How could Tripartite Contracts help?
Tripartite Contracts offer different benefits:
- Enhanced investment security: They increase investment security. Wind farms face significant market risks. Offshore wind farms take 10 years to plan, permit and build. Then they operate for 25-30 years. Without revenue stabilisation mechanisms like contracts-for-difference, offshore wind developers face significant uncertainty about future electricity prices. Matching wind farm developers with industrial off-takers and encouraging long-term offtake mitigates this risk.
- Reduced financing costs: Banks like visibility on future revenues. They will lend money at lower rates if they see that a wind energy project has a guaranteed offtake. Thanks to the increased investment security, the risk premia for wind farm developers are likely to be lower under Tripartite Contracts. Especially in CAPEX-heavy offshore wind this will lower the financing costs of new wind farms – and therefore the overall costs of wind energy development in Europe.
- Lower electricity bills: Wind energy is one of the cheapest forms of electricity generation across Europe. Especially offshore wind farms have the capacity and steady generation patterns to power energy-hungry industrial applications. Procuring renewable electricity directly from offshore wind farms will help Europe’s industrial electricity consumers to slash their electricity bills.
- Increased competitiveness: Currently, high electricity prices pose a massive challenge to Europe’s industry. Many companies and industries have warned that they will have to move manufacturing out of Europe if prices don’t come down. Tripartite Contracts will make industry more competitive and help ensure that energy-intensive sectors like steel, chemicals, and ICT continue to produce in Europe.
There are not many examples of what such Tripartite Contracts could look like yet. Lithuania has experimented with a specific way to make PPAs happen. They have been looking to subsidise interest rates for factories that want to electrify. With those factories then providing a guaranteed offtake for new wind farms. That’s win-win. It
reduces costs on both sides. And both investments happen – the investment in the wind farms and the investment in electrifying the factory.
Further improving the business case for offshore wind
“Tripartite contracts are no silver bullet. To make them work for offshore wind, Governments must take other structural measures to support the electrification of industry and strengthen the business case for new wind. They need clear electrification targets and strategies. They must expand and optimise electricity grids. And they must continue to simplify permitting, notably by applying the excellent new EU rules”, says Giles Dickson.

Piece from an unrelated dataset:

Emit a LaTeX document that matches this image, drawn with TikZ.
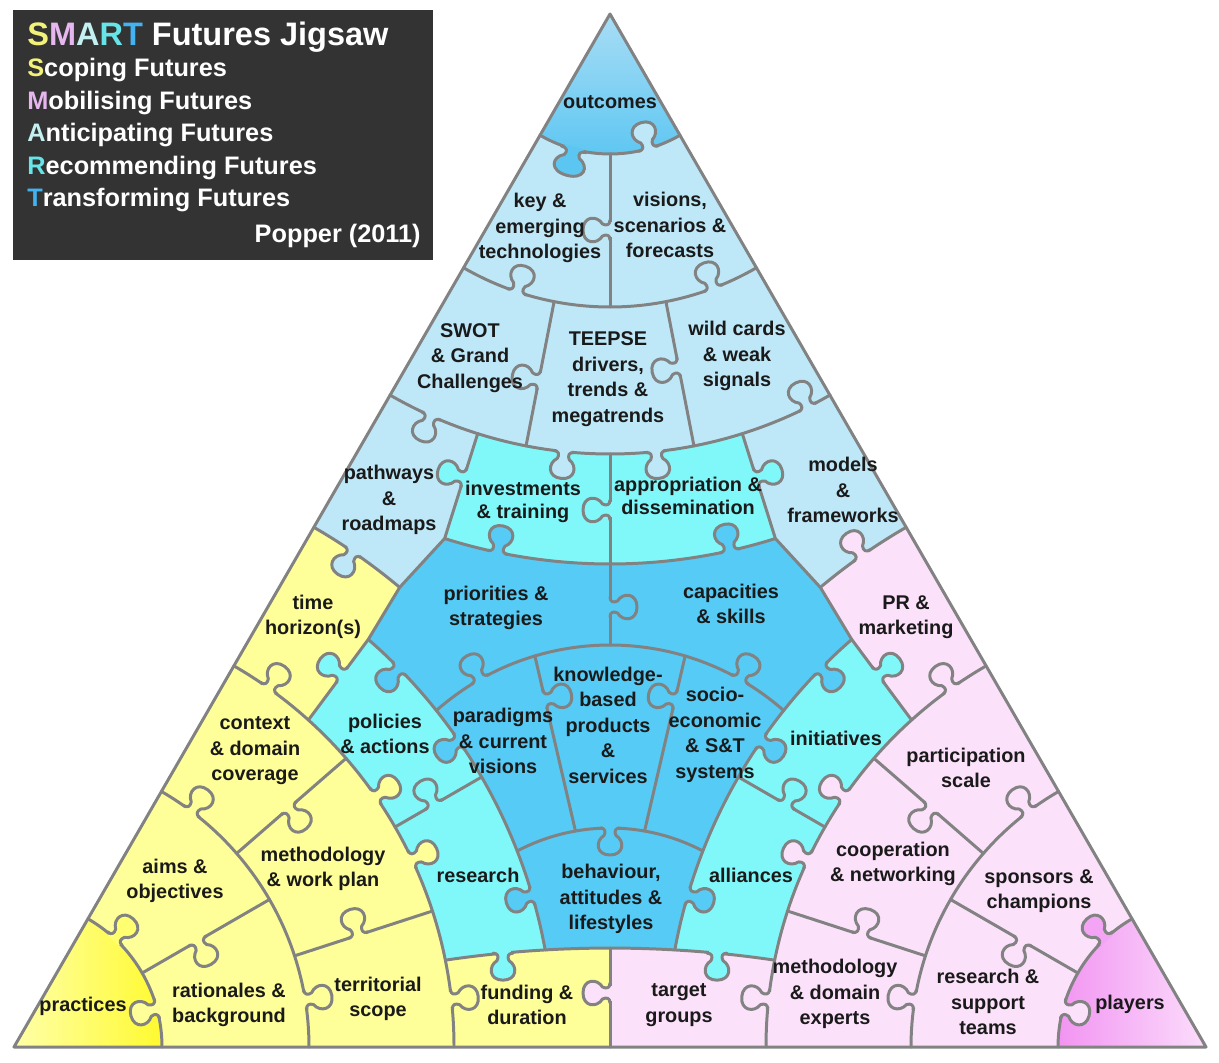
\documentclass[tikz,border=0pt]{standalone}
\usepackage{fontspec}
\setmainfont{Liberation Sans}
\usetikzlibrary{calc}
\definecolor{lblue}{HTML}{BEE8F8}
\definecolor{cyanp}{HTML}{80F8FA}
\definecolor{bluep}{HTML}{55CBF5}
\definecolor{yel}{HTML}{FFFF99}
\definecolor{pnk}{HTML}{FCE1FA}
\definecolor{edgec}{HTML}{828282}
\definecolor{boxc}{HTML}{333333}
\definecolor{outtop}{HTML}{A8DDF5}
\definecolor{outbot}{HTML}{5CC6F2}
\definecolor{pracA}{HTML}{FFFFA8}
\definecolor{pracB}{HTML}{FFFA30}
\definecolor{pracK}{HTML}{FFFF70}
\definecolor{playA}{HTML}{F294F2}
\definecolor{playB}{HTML}{FBDDFB}
\definecolor{playK}{HTML}{F4A4F4}
\definecolor{cS}{HTML}{F2F27A}
\definecolor{cM}{HTML}{E6B6EE}
\definecolor{cA}{HTML}{C4F0F2}
\definecolor{cR}{HTML}{66E4E8}
\definecolor{cT}{HTML}{42B2F0}
\definecolor{txt}{HTML}{1A1A1A}
\tikzset{
  edge/.style={draw=edgec,line width=1.7pt,line join=round,line cap=round},
  lbl/.style={font=\bfseries\fontsize{11.3}{14.5}\selectfont,align=center,inner sep=0pt,text=txt},
  lbltight/.style={lbl,font=\bfseries\fontsize{11.3}{12.8}\selectfont},
  ttl/.style={font=\bfseries\fontsize{18.5}{22}\selectfont,text=white,inner sep=0pt},
  sub/.style={font=\bfseries\fontsize{14.4}{17}\selectfont,text=white,inner sep=0pt}
}
\newcommand\ARC[4]{($(#1)+(#2:#4)$) arc[start angle=#2,end angle=#3,radius=#4*0.02cm]}
\newcommand\KP{(-10,0) .. controls (-5,0) and (-4,3.5) .. (-6,7.5) .. controls (-15,13) and (-14,27) .. (0,27) .. controls (14,27) and (15,13) .. (6,7.5) .. controls (4,3.5) and (5,0) .. (10,0)}
\newcommand\knob[4][]{\begin{scope}[shift={#2},rotate={#3-90},#1]
 \fill[#4] (-7.5,-2.6) rectangle (7.5,1.6);
 \fill[#4] \KP -- cycle;
 \draw[edge] \KP;
\end{scope}}
\begin{document}
\begin{tikzpicture}[x=0.02cm,y=0.02cm]
\useasboundingbox (0,0) rectangle (1219,1062);
\fill[white] (0,0) rectangle (1219,1062);
% key points
\coordinate (A) at (610,1048);
\coordinate (L) at (14,15);
\coordinate (R) at (1206,15);
\coordinate (Ci) at (610,154);
\coordinate (Cbh) at (610,35);
\coordinate (Cb) at (610,-1012.7);
\coordinate (P1) at ($(A)+(252.5:440)$);
\coordinate (P1r) at ($(A)+(287.5:440)$);
\coordinate (P2) at ($(A)+(252.5:550)$);
\coordinate (P2r) at ($(A)+(287.5:550)$);
\coordinate (P3) at ($(L)+(50:600)$);
\coordinate (P3r) at ($(R)+(130:600)$);
\coordinate (P4) at ($(L)+(49:540)$);
\coordinate (P4r) at ($(R)+(131:540)$);
\coordinate (P5) at ($(L)+(48:440)$);
\coordinate (P5r) at ($(R)+(132:440)$);
\coordinate (D1) at ($(Ci)+(106.6:263)$);
\coordinate (D1r) at ($(Ci)+(73.4:263)$);
\coordinate (D2) at ($(Cbh)+(100:199)$);
\coordinate (D2r) at ($(Cbh)+(80:199)$);
% ---------- fills
\fill[lblue] (A) -- (L) -- (R) -- cycle;
\begin{scope}
 \clip (0,0) rectangle (610,1062);
 \fill[yel] (L) -- ($(L)+(0:600)$) arc[start angle=0,end angle=60,radius=12cm] -- cycle;
 \fill[yel] (430,15) rectangle (610,130);
\end{scope}
\begin{scope}
 \clip (610,0) rectangle (1219,1062);
 \fill[pnk] (R) -- ($(R)+(120:600)$) arc[start angle=120,end angle=180,radius=12cm] -- cycle;
 \fill[pnk] (610,15) rectangle (790,130);
\end{scope}
\fill[cyanp] (P1) arc[start angle=252.5,end angle=287.5,radius=8.8cm] -- (P2r) -- (P3r) -- (P4r) -- (P5r)
  arc[start angle=132,end angle=168.6,radius=8.8cm] -- ($(Cb)+(81.63:1126.7)$)
  arc[start angle=81.63,end angle=98.37,radius=22.534cm] -- ($(L)+(11.4:440)$)
  arc[start angle=11.4,end angle=48,radius=8.8cm] -- (P4) -- (P3) -- (P2) -- cycle;
\fill[bluep] (P2) arc[start angle=252.5,end angle=287.5,radius=11cm] -- (P3r) -- (P4r)
  arc[start angle=131,end angle=169.65,radius=10.8cm] -- ($(Cb)+(86.7:1126.7)$)
  arc[start angle=86.7,end angle=93.3,radius=22.534cm] -- ($(L)+(10.35:540)$)
  arc[start angle=10.35,end angle=49,radius=10.8cm] -- (P3) -- cycle;
\shade[top color=outtop,bottom color=outbot] (A) -- ($(A)+(240:140)$) arc[start angle=240,end angle=300,radius=2.8cm] -- cycle;
\shade[left color=pracA,right color=pracB] (L) -- ($(L)+(0:148)$) arc[start angle=0,end angle=60,radius=2.96cm] -- cycle;
\shade[left color=playA,right color=playB] (R) -- ($(R)+(120:148)$) arc[start angle=120,end angle=180,radius=2.96cm] -- cycle;
% ---------- boundaries
\draw[edge] \ARC{A}{240}{300}{140};
\draw[edge] \ARC{A}{240}{300}{293};
\draw[edge] \ARC{A}{240}{300}{440};
\draw[edge] \ARC{A}{252.5}{287.5}{550};
\draw[edge] ($(A)+(270:140)$) -- ($(A)+(270:293)$);
\draw[edge] ($(A)+(259:293)$) -- ($(A)+(259:440)$);
\draw[edge] ($(A)+(281:293)$) -- ($(A)+(281:440)$);
\draw[edge] (P1) -- (P2) -- (P3) -- (P4) -- (P5);
\draw[edge] (P1r) -- (P2r) -- (P3r) -- (P4r) -- (P5r);
\draw[edge] ($(A)+(270:440)$) -- ($(Ci)+(90:263)$);
\draw[edge] \ARC{L}{50}{60}{600};
\draw[edge] \ARC{R}{120}{130}{600};
\draw[edge] \ARC{L}{0}{60}{440};
\draw[edge] \ARC{R}{120}{180}{440};
\draw[edge] \ARC{L}{0}{60}{295};
\draw[edge] \ARC{R}{120}{180}{295};
\draw[edge] \ARC{L}{0}{60}{148};
\draw[edge] \ARC{R}{120}{180}{148};
\draw[edge] ($(L)+(30:148)$) -- ($(L)+(30:295)$);
\draw[edge] ($(R)+(150:148)$) -- ($(R)+(150:295)$);
\draw[edge] ($(L)+(18:295)$) -- ($(L)+(18:440)$);
\draw[edge] ($(L)+(41:295)$) -- ($(L)+(41:440)$);
\draw[edge] ($(R)+(162:295)$) -- ($(R)+(162:440)$);
\draw[edge] ($(R)+(139:295)$) -- ($(R)+(139:440)$);
\draw[edge] ($(L)+(30:440)$) -- ($(L)+(30:540)$);
\draw[edge] ($(R)+(150:440)$) -- ($(R)+(150:540)$);
\draw[edge] \ARC{L}{10.35}{49}{540};
\draw[edge] \ARC{R}{131}{169.65}{540};
\draw[edge] \ARC{Ci}{131.3}{48.7}{263};
\draw[edge] \ARC{Cbh}{117.7}{62.3}{199};
\draw[edge] (D1) -- (D2);
\draw[edge] (D1r) -- (D2r);
\draw[edge] \ARC{Cb}{98.37}{81.63}{1126.7};
\draw[edge] ($(Cb)+(90:1126.7)$) -- (610,15);
\draw[edge] (A) -- (L) -- (R) -- cycle;
% ---------- knobs: top
\knob[xscale=1.3]{($(A)+(255:140)$)}{255}{outbot}
\knob{($(A)+(286:140)$)}{106}{lblue}
\knob{(610,832)}{180}{lblue}
\knob{($(A)+(251.5:293)$)}{71.5}{lblue}
\knob{($(A)+(290.6:293)$)}{110.6}{lblue}
\knob{($(A)+(259:373)$)}{169}{lblue}
\knob{($(A)+(281:360)$)}{191}{lblue}
\knob{($(A)+(246:440)$)}{246}{lblue}
\knob{($(A)+(264:440)$)}{264}{lblue}
\knob{($(A)+(276:440)$)}{276}{lblue}
\knob{($(A)+(296.7:440)$)}{116.7}{lblue}
\knob{($(P1)!0.42!(P2)$)}{162.5}{cyanp}
\knob{($(P1r)!0.42!(P2r)$)}{17.5}{cyanp}
\knob{(610,552)}{180}{cyanp}
\knob{($(A)+(258.2:550)$)}{78.2}{bluep}
\knob{($(A)+(282.6:550)$)}{102.6}{bluep}
\knob{(610,455)}{0}{bluep}
\knob{($(L)+(55.6:600)$)}{235.6}{lblue}
\knob{($(R)+(125:600)$)}{125}{pnk}
% ---------- knobs: sides and centre
\knob{($(L)+(54.6:440)$)}{54.6}{yel}
\knob{($(R)+(125.4:440)$)}{125.4}{pnk}
\knob{($(P4)!0.44!(P5)$)}{143.3}{cyanp}
\knob{($(P4r)!0.44!(P5r)$)}{36.7}{cyanp}
\knob{($(L)+(44.5:540)$)}{224.5}{bluep}
\knob{($(R)+(135.5:540)$)}{-44.5}{bluep}
\knob{($(L)+(30:485)$)}{120}{cyanp}
\knob{($(R)+(150:485)$)}{60}{cyanp}
\knob{($(L)+(34.5:540)$)}{214.5}{bluep}
\knob{($(R)+(145.5:540)$)}{-34.5}{bluep}
\knob{($(Ci)+(119.6:263)$)}{119.6}{bluep}
\knob{($(Ci)+(60.4:263)$)}{60.4}{bluep}
\knob{($(D1)!0.25!(D2)$)}{13}{bluep}
\knob{($(D1r)!0.25!(D2r)$)}{167}{bluep}
\knob{($(Cbh)+(90:199)$)}{270}{bluep}
\knob{($(L)+(16.3:540)$)}{196.3}{bluep}
\knob{($(R)+(163.7:540)$)}{-16.3}{bluep}
\knob{($(Cb)+(95.45:1126.7)$)}{270}{cyanp}
\knob{($(Cb)+(84.55:1126.7)$)}{270}{cyanp}
\knob{(610,69)}{180}{pnk}
\knob{($(L)+(6.2:440)$)}{6.2}{yel}
\knob{($(R)+(173.8:440)$)}{173.8}{pnk}
\knob{($(L)+(34.7:440)$)}{34.7}{yel}
\knob{($(R)+(145.3:440)$)}{145.3}{pnk}
\knob{($(L)+(25.2:440)$)}{25.2}{yel}
\knob{($(R)+(154.8:440)$)}{154.8}{pnk}
\knob{($(L)+(9.2:295)$)}{9.2}{yel}
\knob{($(R)+(170.8:295)$)}{170.8}{pnk}
\knob{($(L)+(18:362)$)}{108}{yel}
\knob{($(R)+(162:362)$)}{72}{pnk}
\knob{($(L)+(41:364)$)}{-49}{yel}
\knob{($(R)+(139:364)$)}{229}{pnk}
\knob{($(L)+(53:295)$)}{53}{yel}
\knob{($(R)+(127:295)$)}{127}{pnk}
\knob{($(L)+(47:148)$)}{47}{pracK}
\knob{($(R)+(133:148)$)}{133}{playK}
\knob{($(L)+(15:148)$)}{195}{yel}
\knob{($(R)+(165:148)$)}{-15}{pnk}
\knob{($(L)+(30:212)$)}{-60}{yel}
\knob{($(R)+(150:212)$)}{240}{pnk}
% ---------- labels
\node[lbl] (t1) at (610,960) {outcomes};
\node[lbl] (t2) at (540,834) {key \&\\emerging\\technologies};
\node[lbl] (t3) at (670,837) {visions,\\scenarios \&\\forecasts};
\node[lbl] (t4) at (470,704) {SWOT\\\& Grand\\Challenges};
\node[lbl] (t5) at (608,683) {TEEPSE\\drivers,\\trends \&\\megatrends};
\node[lbl] (t6) at (737,706) {wild cards\\\& weak\\signals};
\node[lbl] (t7) at (389,562) {pathways\\\&\\roadmaps};
\node[lbltight] (t8) at (523,560) {investments\\\& training};
\node[lbltight] (t9) at (688,566) {appropriation \&\\dissemination};
\node[lbl] (t10) at (843,572) {models\\\&\\frameworks};
\node[lbl] (t11) at (496,454) {priorities \&\\strategies};
\node[lbl] (t12) at (731,458) {capacities\\\& skills};
\node[lbl] (t13) at (313,445) {time\\horizon(s)};
\node[lbl] (t14) at (906,445) {PR \&\\marketing};
\node[lbl] (t15) at (255,311) {context\\\& domain\\coverage};
\node[lbl] (t16) at (385,328) {policies\\\& actions};
\node[lbl] (t17) at (503,321) {paradigms\\\& current\\visions};
\node[lbl] (t18) at (608,337) {knowledge-\\based\\products\\\&\\services};
\node[lbl] (t19) at (715,327) {socio-\\economic\\\& S\&T\\systems};
\node[lbl] (t20) at (836,324) {initiatives};
\node[lbl] (t21) at (966,294) {participation\\scale};
\node[lbl] (t22) at (478,187) {research};
\node[lbl] (t23) at (611,163) {behaviour,\\attitudes \&\\lifestyles};
\node[lbl] (t24) at (751,187) {alliances};
\node[lbl] (t25) at (175,181) {aims \&\\objectives};
\node[lbl] (t26) at (323,193) {methodology\\\& work plan};
\node[lbl] (t27) at (893,198) {cooperation\\\& networking};
\node[lbl] (t28) at (1039,171) {sponsors \&\\champions};
\node[lbl] (t29) at (83,56) {practices};
\node[lbl] (t30) at (229,57) {rationales \&\\background};
\node[lbl] (t31) at (378,63) {territorial\\scope};
\node[lbl] (t32) at (527,57) {funding \&\\duration};
\node[lbl] (t33) at (679,57) {target\\groups};
\node[lbl] (t34) at (835,68) {methodology\\\& domain\\experts};
\node[lbl] (t35) at (988,60) {research \&\\support\\teams};
\node[lbl] (t36) at (1130,58) {players};
% ---------- title box
\fill[boxc] (13,802) rectangle (433,1052);
\node[ttl,anchor=base west] (h0) at (27,1016) {{\color{cS}S}{\color{cM}M}{\color{cA}A}{\color{cR}R}{\color{cT}T} Futures Jigsaw};
\node[sub,anchor=base west] (h1) at (27,985) {{\color{cS}S}coping Futures};
\node[sub,anchor=base west] (h2) at (27,952) {{\color{cM}M}obilising Futures};
\node[sub,anchor=base west] (h3) at (27,920) {{\color{cA}A}nticipating Futures};
\node[sub,anchor=base west] (h4) at (27,887) {{\color{cR}R}ecommending Futures};
\node[sub,anchor=base west] (h5) at (27,855) {{\color{cT}T}ransforming Futures};
\node[sub,anchor=base east] (h6) at (421,819) {Popper (2011)};
\end{tikzpicture}
\end{document}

Another key measure to improve the business case for offshore wind is the introduction of properly indexed two-sided Contracts for Difference (CfDs). The wind industry is asking for a new deal on offshore wind: Governments commit to auction 10 GW of offshore wind farms every year between 2031 and 2040 under CfDs plus 5 GW a year of projects backed by PPAs. And industry commits to reduce the costs of offshore wind by 30%.
These measures are not a nice to have for offshore wind. They’re essential. Because the project risks today are too high for wind farm developers to bear on their own.